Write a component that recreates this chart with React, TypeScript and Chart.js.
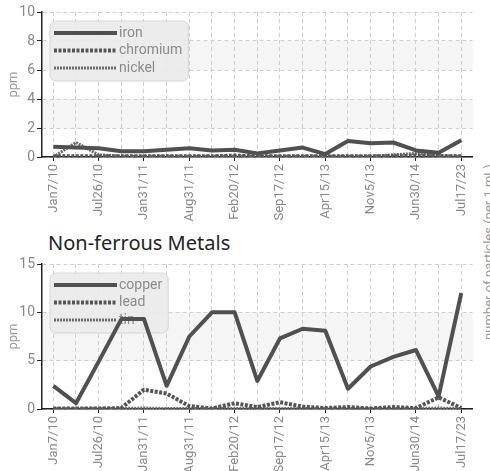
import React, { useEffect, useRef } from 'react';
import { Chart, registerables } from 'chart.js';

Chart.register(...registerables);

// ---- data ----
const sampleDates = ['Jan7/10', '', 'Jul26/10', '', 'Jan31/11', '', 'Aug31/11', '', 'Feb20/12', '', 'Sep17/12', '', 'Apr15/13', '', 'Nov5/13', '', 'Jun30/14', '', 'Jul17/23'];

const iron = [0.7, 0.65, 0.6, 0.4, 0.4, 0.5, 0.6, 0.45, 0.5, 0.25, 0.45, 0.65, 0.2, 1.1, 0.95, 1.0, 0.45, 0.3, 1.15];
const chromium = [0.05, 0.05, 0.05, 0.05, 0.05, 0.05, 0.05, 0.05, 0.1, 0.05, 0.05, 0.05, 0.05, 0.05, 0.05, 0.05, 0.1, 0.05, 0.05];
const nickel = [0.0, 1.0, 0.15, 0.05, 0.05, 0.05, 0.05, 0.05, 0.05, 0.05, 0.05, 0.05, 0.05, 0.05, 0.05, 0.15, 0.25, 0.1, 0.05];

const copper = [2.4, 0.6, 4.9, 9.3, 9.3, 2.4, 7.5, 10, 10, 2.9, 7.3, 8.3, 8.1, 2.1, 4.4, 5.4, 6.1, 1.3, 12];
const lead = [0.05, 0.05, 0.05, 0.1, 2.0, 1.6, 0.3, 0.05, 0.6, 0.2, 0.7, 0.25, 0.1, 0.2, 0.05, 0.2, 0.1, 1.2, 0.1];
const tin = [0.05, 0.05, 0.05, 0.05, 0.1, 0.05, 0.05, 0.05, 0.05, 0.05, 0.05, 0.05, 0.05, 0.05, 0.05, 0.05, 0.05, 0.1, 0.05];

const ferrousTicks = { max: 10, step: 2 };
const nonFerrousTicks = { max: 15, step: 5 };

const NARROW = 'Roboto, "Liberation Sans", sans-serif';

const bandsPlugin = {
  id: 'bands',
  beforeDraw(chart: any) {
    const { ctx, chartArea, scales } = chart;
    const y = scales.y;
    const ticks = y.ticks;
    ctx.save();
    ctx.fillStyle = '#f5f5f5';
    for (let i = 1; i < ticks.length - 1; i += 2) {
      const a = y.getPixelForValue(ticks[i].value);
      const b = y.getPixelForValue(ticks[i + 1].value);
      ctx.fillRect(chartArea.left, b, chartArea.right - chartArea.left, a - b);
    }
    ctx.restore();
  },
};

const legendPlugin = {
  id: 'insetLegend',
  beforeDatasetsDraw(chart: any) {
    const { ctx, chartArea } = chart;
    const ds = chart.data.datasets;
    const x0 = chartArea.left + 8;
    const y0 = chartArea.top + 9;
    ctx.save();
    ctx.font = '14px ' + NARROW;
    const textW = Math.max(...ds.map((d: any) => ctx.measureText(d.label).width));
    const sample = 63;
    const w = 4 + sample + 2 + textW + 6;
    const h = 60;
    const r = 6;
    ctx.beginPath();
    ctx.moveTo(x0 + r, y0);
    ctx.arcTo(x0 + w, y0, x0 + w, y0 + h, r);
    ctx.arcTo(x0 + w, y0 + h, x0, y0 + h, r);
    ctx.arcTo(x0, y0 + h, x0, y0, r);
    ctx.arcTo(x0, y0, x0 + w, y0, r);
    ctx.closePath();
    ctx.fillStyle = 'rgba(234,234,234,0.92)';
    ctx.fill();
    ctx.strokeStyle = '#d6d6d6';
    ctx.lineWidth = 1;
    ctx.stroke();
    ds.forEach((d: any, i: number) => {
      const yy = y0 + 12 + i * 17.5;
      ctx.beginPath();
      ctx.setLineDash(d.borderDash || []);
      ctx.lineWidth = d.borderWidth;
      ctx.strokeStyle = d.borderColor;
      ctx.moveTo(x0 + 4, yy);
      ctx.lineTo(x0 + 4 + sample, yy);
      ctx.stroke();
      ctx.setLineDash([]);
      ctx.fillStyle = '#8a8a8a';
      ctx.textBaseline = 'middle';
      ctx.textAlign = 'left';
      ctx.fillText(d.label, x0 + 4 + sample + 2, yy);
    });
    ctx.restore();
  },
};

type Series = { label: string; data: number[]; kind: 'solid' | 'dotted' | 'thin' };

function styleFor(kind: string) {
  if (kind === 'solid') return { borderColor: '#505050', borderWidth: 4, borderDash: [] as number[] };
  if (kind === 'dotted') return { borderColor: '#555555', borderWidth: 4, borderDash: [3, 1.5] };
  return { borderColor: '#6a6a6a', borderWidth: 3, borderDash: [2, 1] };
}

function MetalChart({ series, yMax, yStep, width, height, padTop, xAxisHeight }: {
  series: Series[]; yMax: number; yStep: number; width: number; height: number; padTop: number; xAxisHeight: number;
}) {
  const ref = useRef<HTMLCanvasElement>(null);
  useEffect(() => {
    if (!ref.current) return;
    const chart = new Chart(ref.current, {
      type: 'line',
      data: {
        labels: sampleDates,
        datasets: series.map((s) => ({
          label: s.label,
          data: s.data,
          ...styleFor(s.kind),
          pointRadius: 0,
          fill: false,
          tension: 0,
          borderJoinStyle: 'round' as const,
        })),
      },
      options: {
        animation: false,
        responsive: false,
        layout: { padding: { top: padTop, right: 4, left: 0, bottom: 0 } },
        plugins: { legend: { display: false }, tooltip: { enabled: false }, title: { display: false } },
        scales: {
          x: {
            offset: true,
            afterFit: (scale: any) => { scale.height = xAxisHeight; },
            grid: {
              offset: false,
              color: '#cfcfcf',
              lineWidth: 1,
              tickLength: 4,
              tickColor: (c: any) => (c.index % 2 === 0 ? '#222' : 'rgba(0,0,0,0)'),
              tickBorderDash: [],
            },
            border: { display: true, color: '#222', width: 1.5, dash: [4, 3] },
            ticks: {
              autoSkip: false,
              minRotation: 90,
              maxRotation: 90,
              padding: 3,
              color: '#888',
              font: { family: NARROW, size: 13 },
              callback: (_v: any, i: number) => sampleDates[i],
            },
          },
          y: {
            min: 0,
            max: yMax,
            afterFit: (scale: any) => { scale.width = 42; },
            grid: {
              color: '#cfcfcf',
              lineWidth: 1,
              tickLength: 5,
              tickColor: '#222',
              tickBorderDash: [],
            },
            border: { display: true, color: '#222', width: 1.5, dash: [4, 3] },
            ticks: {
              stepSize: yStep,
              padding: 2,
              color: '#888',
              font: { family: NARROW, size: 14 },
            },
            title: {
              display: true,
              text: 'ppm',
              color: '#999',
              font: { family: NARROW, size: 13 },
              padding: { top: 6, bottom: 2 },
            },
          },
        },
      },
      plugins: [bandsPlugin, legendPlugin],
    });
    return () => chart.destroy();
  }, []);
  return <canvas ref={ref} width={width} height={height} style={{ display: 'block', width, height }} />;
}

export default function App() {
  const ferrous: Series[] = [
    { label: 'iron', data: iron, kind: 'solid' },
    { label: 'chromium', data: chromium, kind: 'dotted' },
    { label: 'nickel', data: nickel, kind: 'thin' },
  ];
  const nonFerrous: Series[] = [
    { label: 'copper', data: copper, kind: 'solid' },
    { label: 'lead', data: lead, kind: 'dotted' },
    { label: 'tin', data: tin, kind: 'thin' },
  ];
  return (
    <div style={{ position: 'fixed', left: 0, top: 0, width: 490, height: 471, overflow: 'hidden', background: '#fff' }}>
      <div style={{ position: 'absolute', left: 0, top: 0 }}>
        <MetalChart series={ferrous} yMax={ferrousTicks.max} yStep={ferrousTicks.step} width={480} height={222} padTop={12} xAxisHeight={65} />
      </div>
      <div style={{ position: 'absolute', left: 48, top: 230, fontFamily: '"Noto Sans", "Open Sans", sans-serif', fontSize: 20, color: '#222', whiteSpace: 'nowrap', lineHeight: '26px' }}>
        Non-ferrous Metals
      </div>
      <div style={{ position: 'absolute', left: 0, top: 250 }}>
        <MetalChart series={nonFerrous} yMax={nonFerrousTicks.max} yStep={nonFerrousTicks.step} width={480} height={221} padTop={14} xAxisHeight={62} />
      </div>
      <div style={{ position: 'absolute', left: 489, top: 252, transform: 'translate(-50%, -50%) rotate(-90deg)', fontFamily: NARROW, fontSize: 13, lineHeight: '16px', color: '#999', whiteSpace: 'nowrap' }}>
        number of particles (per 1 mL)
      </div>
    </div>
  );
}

# Prompt
Look at the listing and set down only the lines from its start through the line with "Chart.register(...registerables);", word for word and without pictures.

# Solution to the problem
Write a component that recreates this chart with React, TypeScript and Chart.js.
import React, { useEffect, useRef } from 'react';
import { Chart, registerables } from 'chart.js';

Chart.register(...registerables);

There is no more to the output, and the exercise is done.